Here are key things to know.

HOW MUCH DOES RUSSIA OWE?

About USD40 billion in foreign bonds, about half of that to foreigners. Before the start of the war, Russia had around USD640 billion in foreign currency and gold reserves, much of which was held overseas and is now frozen.

Russia has not defaulted on its international debts since the Bolshevik Revolution more than a century ago, when the Russian Empire collapsed and the Soviet Union was created. Russia defaulted on its domestic debts in the late 1990s but was able to recover from that default with the help of international aid.

Investors have expected Russia to default for months. Insurance contracts that cover Russian debt have priced a 80 per cent likelihood of default for weeks, and rating agencies like Standard & Poor’s and Moody’s have placed the country’s debt deep into junk territory.

HOW DO YOU KNOW IF A COUNTRY IS IN DEFAULT?

Ratings agencies can lower the rating to default or a court can decide the issue. Bondholders who have credit default swaps – contracts that act like insurance policies against default – can ask a committee of financial firm representatives to decide whether a failure to pay debt should trigger a payout, which still isn’t a formal declaration of default.

The Credit Default Determination Committee – an industry group of banks and investment funds – ruled on June 7 that Russia had failed to pay required additional interest after making a payment on a bond after the April 4 due date. But the committee put off taking further action due to uncertainty over how sanctions might affect any settlement.

WHAT CAN INVESTORS DO?

The formal way to declare default is if 25 per cent or more of bondholders say they didn’t get their money. Once that happens, provisions say all Russia’s other foreign bonds are also in default, and bondholders could then seek a court judgement.

In normal circumstances, investors and the defaulting government typically negotiate a settlement in which bondholders are given new bonds that are worth less but that at least give them some partial compensation. But sanctions bar dealings with Russia’s Finance Ministry.

In this case, declaring default and suing “might not be the wisest choice”, Auslander said. It’s not possible to negotiate with Russia and there are so many unknowns, so creditors may decide to “hang tight for now”.

Investors who wanted out of Russian debt have probably already headed for the exits, leaving those who may have bought bonds at lower prices in hopes of profiting from a settlement in the long run.

Once a country defaults, it can be cut off from bond-market borrowing until the default is sorted out and investors regain confidence in the government’s ability and willingness to pay.

But Russia has already been cut off from Western capital markets, so any return to borrowing is a long way off anyway.

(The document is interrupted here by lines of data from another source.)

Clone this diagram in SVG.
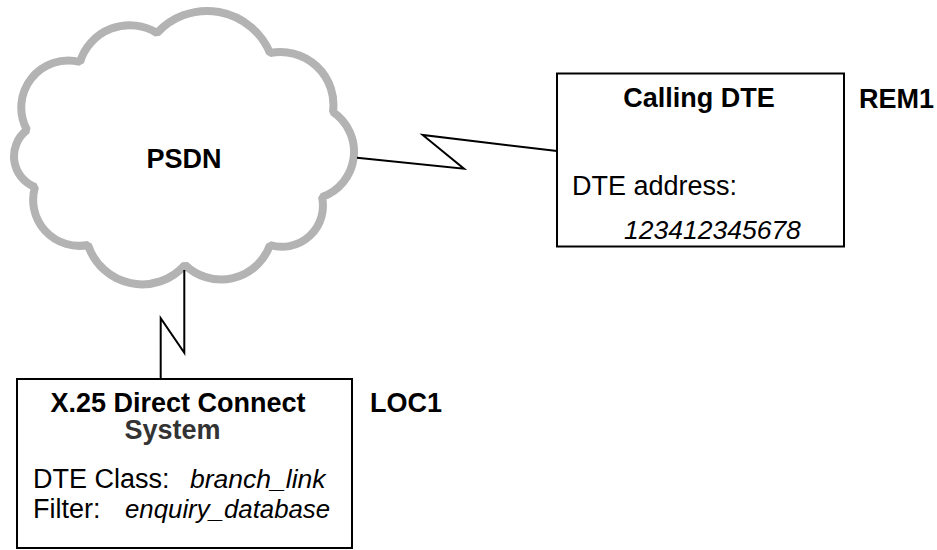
<svg xmlns="http://www.w3.org/2000/svg" width="937" height="550" viewBox="0 0 937 550">
<style>
text{font-family:"Liberation Sans",Arial,Helvetica,sans-serif;fill:#000}
.b{font-weight:bold;font-size:27px}
.r{font-size:27px}
.i{font-size:26.5px;font-style:italic}
.box{fill:#fff;stroke:#000;stroke-width:2}
.link{fill:none;stroke:#000;stroke-width:2;stroke-linejoin:miter}
</style>
<rect width="937" height="550" fill="#fff"/>
<g id="psdn">
<path d="M80,62 A52,52 0 0 1 157,33 A68,68 0 0 1 270,53 A53,53 0 0 1 333,112 A48,48 0 0 1 322,197 A41,41 0 0 1 270,245 A52,52 0 0 1 185,265 A57,57 0 0 1 88,245 A46,46 0 0 1 35,187 A33,33 0 0 1 27,130 A47,47 0 0 1 80,62 Z" fill="#fff" stroke="#b3b3b3" stroke-width="8" stroke-linejoin="bevel"/>
<text class="b" x="184" y="168" text-anchor="middle">PSDN</text>
</g>
<g id="connectors">
<polyline class="link" points="357,157.7 464,168.7 422.7,135 557,151"/>
<polyline class="link" points="184.3,270 184.3,352.7 160.7,318.3 160.7,379"/>
</g>
<g id="rem1">
<rect class="box" x="557" y="73.5" width="287" height="173"/>
<text class="b" x="699" y="107" text-anchor="middle">Calling DTE</text>
<text class="r" x="572" y="195">DTE address:</text>
<text class="i" x="624" y="239">123412345678</text>
<text class="b" x="859" y="108">REM1</text>
</g>
<g id="loc1">
<rect class="box" x="17" y="379" width="335" height="169"/>
<text class="b" x="178" y="411.5" text-anchor="middle">X.25 Direct Connect</text>
<text class="b" x="172.5" y="439" text-anchor="middle" style="fill:#333">System</text>
<text class="r" x="33" y="488">DTE Class:</text>
<text class="i" x="190" y="488">branch_link</text>
<text class="r" x="33" y="518">Filter:</text>
<text class="i" x="125" y="518" style="font-size:25.8px">enquiry_database</text>
<text class="b" x="370" y="412">LOC1</text>
</g>
</svg>
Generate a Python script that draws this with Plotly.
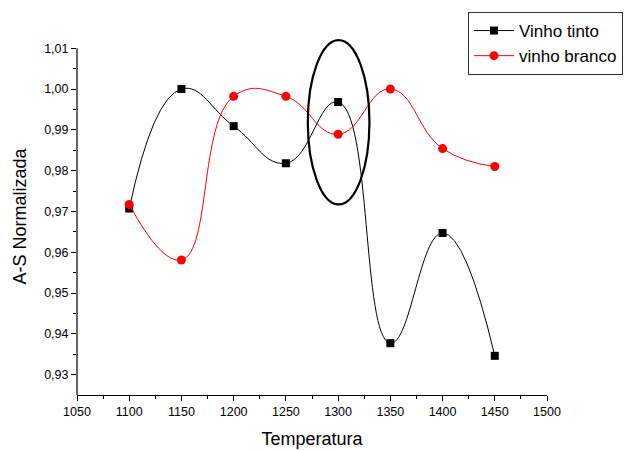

The Kremlin can still borrow rubles at home, where it mostly relies on Russian banks to buy its bonds.

WHAT WOULD BE THE IMPACT OF RUSSIA’S DEFAULT?

Western sanctions over the war have sent foreign companies fleeing from Russia and interrupted the country’s trade and financial ties with the rest of the world.

Investment analysts are cautiously reckoning that a Russia default would not have a huge impact on global financial markets and institutions.

Holders of the bonds – for instance, funds that invest in emerging market bonds – could take serious losses. Russia, however, played only a small role in emerging market bond indexes, limiting the losses to fund investors.

While the war itself is having devastating consequences, default on government bonds would be “definitely not systemically relevant”, International Monetary Fund Managing Director Kristalina Georgieva has said.